Everyone knows that the markets hate uncertainty but they're not so finicky when it comes to impeachment.
President Donald Trump has claimed on several occasions that "the markets would crash" and "everybody would be very poor" if Democrats moved ahead with impeachment. The latest warning came after a Sept. 24 stock market selloff that coincided with House Speaker Nancy Pelosi, D-Calif., declaring the formal start of an impeachment inquiry.
Contrary to warnings of doom and disaster, the Dow Jones Industrial Average and S&P 500 Index closed at record highs Wednesday, just a few hours after the House concluded its first public impeachment hearing. Investors appeared unfazed by the nearly six hours of testimony from the U.S. ambassador to Ukraine William Taylor and senior State Department official, George Kent. There was much more attention on China and a possible trade deal than Ukraine and a possible quid pro quo.
Amid a series of tweets slamming the impeachment process, Trump proclaimed, "Hit New Stock Market record again yesterday, the 20th time this year, with GREAT potential for the future."
Historically, the markets have had a varied response to presidential impeachments. Research looking at market performance during past impeachment hearings show a mixed picture. According to recent analysis by LPL Financial Research, "impeachment inquiries can cause a good deal of volatility." At the same time, it's difficult to tease out the effects of the political process from larger trends and market-shifting events. In other words, correlation is not necessarily causation.

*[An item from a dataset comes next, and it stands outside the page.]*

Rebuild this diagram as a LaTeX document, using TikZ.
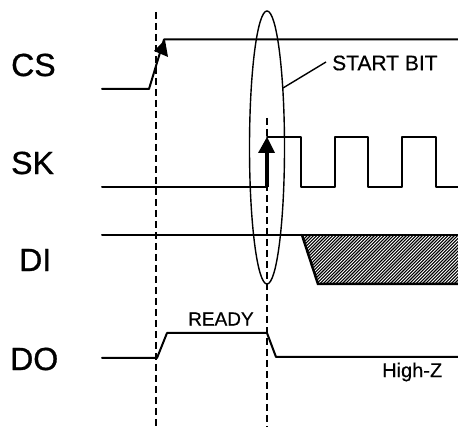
\documentclass[tikz,border=0pt]{standalone}
\usepackage{fontspec}
\setmainfont{Liberation Sans}
\usetikzlibrary{arrows.meta}
\tikzset{
  sig/.style={line width=2pt,line join=round,line cap=round,black},
  guide/.style={line width=1.1pt,dash pattern=on 7pt off 4pt,black},
  siglabel/.style={font=\fontsize{32}{32}\selectfont\addfontfeature{FakeBold=1},anchor=west,inner sep=0pt},
  smalllabel/.style={font=\fontsize{19}{19}\selectfont\addfontfeature{FakeBold=0.5},anchor=west,inner sep=0pt},
  startlabel/.style={font=\fontsize{21}{21}\selectfont\addfontfeature{FakeBold=0.5},anchor=west,inner sep=0pt},
  tinylabel/.style={font=\fontsize{20}{20}\selectfont\addfontfeature{FakeBold=0.5},anchor=west,inner sep=0pt}
}
\begin{document}
\begin{tikzpicture}[x=1pt,y=-1pt]
\useasboundingbox (0,0) rectangle (458,427);
% hatching
\begin{scope}
\clip (302,235) -- (318,284) -- (458,284) -- (458,235) -- cycle;
\foreach \i in {0,3.2,...,230} {
  \draw[line width=1.1pt] (240+\i,290) -- ++(60,-60);
}
\end{scope}
% guides
\draw[guide] (156,12) -- (156,427);
\draw[guide] (267,118) -- (267,427);
% ellipse and leader
\draw[line width=1.4pt] (267,147.5) ellipse [x radius=17.5,y radius=136.5];
\coordinate (ldA) at (283,88);
\coordinate (ldB) at (326,62);
\draw[line width=1.4pt] (ldA) -- (ldB);
% CS
\draw[sig] (102,89) -- (149,89) -- (164,39.5) -- (458,39.5);
\fill (165,40) -- (168,57) -- (154,51) -- cycle;
% SK
\draw[sig] (102,187) -- (267,187);
\draw[line width=3.5pt] (267,187) -- (267,150);
\fill (267,137) -- (275,153) -- (258,153) -- cycle;
\draw[sig] (267,137) -- (301,137) -- (301,187) -- (335,187) -- (335,137) -- (368,137) -- (368,187) -- (402,187) -- (402,137) -- (436,137) -- (436,187) -- (458,187);
% DI
\draw[sig] (102,235) -- (458,235);
\draw[line width=2.5pt,line cap=round] (302,235) -- (318,284) -- (458,284);
% DO
\draw[sig] (102,358) -- (157,358) -- (167,333) -- (267,333) -- (276,357) -- (458,357);
% labels
\node[siglabel] (cs) at (11,65) {CS};
\node[siglabel] (sk) at (11,163) {SK};
\node[siglabel] (di) at (19,260) {DI};
\node[siglabel] (do) at (10,359) {DO};
\node[startlabel] (start) at (332,63) {START BIT};
\node[smalllabel] (ready) at (188,319) {READY};
\node[tinylabel] (hz) at (382,372) {High-Z};
\end{tikzpicture}
\end{document}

For example, stocks fell by 20% before the House launched its impeachment inquiry of President Bill Clinton in October 1998. That decline also coincided with the Russian financial crisis and the collapse of the massive, $126 billion-dollar hedge fund Long-Term Capital Management. On the opposite side, the stock market posted huge gains throughout the Clinton impeachment proceedings and Senate acquittal—a period that coincided with the tech-boom and U.S. federal budget surpluses. LPL Financial senior market strategist Ryan Detrick noted that the S&P 500 gained 41.6% six months after the Clinton impeachment, "suggesting markets might care more about the state of the economy than hearings out of Washington."
In the case of President Richard Nixon, his impeachment coincided with one of the worst bear markets in U.S. history. The Dow Jones lost nearly half of its value between January 1973 and December 1974, a period that encompassed the Watergate investigation, House impeachment investigation and Nixon's August 1974 resignation. On top of the political turmoil in Washington, there were a series of events that rocked the U.S. and world economy. The Bretton Woods fixed exchange rate system ended and Nixon decoupled the U.S. dollar from gold. The major oil-producing nations of OPEC halted exports to the United States causing gas shortages and price increases. Anti-inflation policies drove the U.S. economy into a recession that outlasted the Nixon administration.
In a 2017 study, Craig Botham an emerging markets economist with Schroders noted that in Nixon's case, there was a slight rally after the start of televised impeachment hearings and another bump in the months after Nixon resigned. Botham wrote that it is "reasonable to suggest that the resignation of President Nixon provided a catalyst." He added that "investors might have welcomed a change in economic policy, as well as an end to uncertainty."
The Schroders study looked at the three impeachment proceedings of Clinton, Nixon and Andrew Johnson and concluded, overall, that "there appears to be no obvious pattern" between market performance and presidential impeachments. There is some indication that impeachment may cause higher market volatility, but Botham described the evidence for that as "weak, rather than compelling." The study included data from the impeachment and removal of Brazil's president in 2016 and South Korea's president in 2017.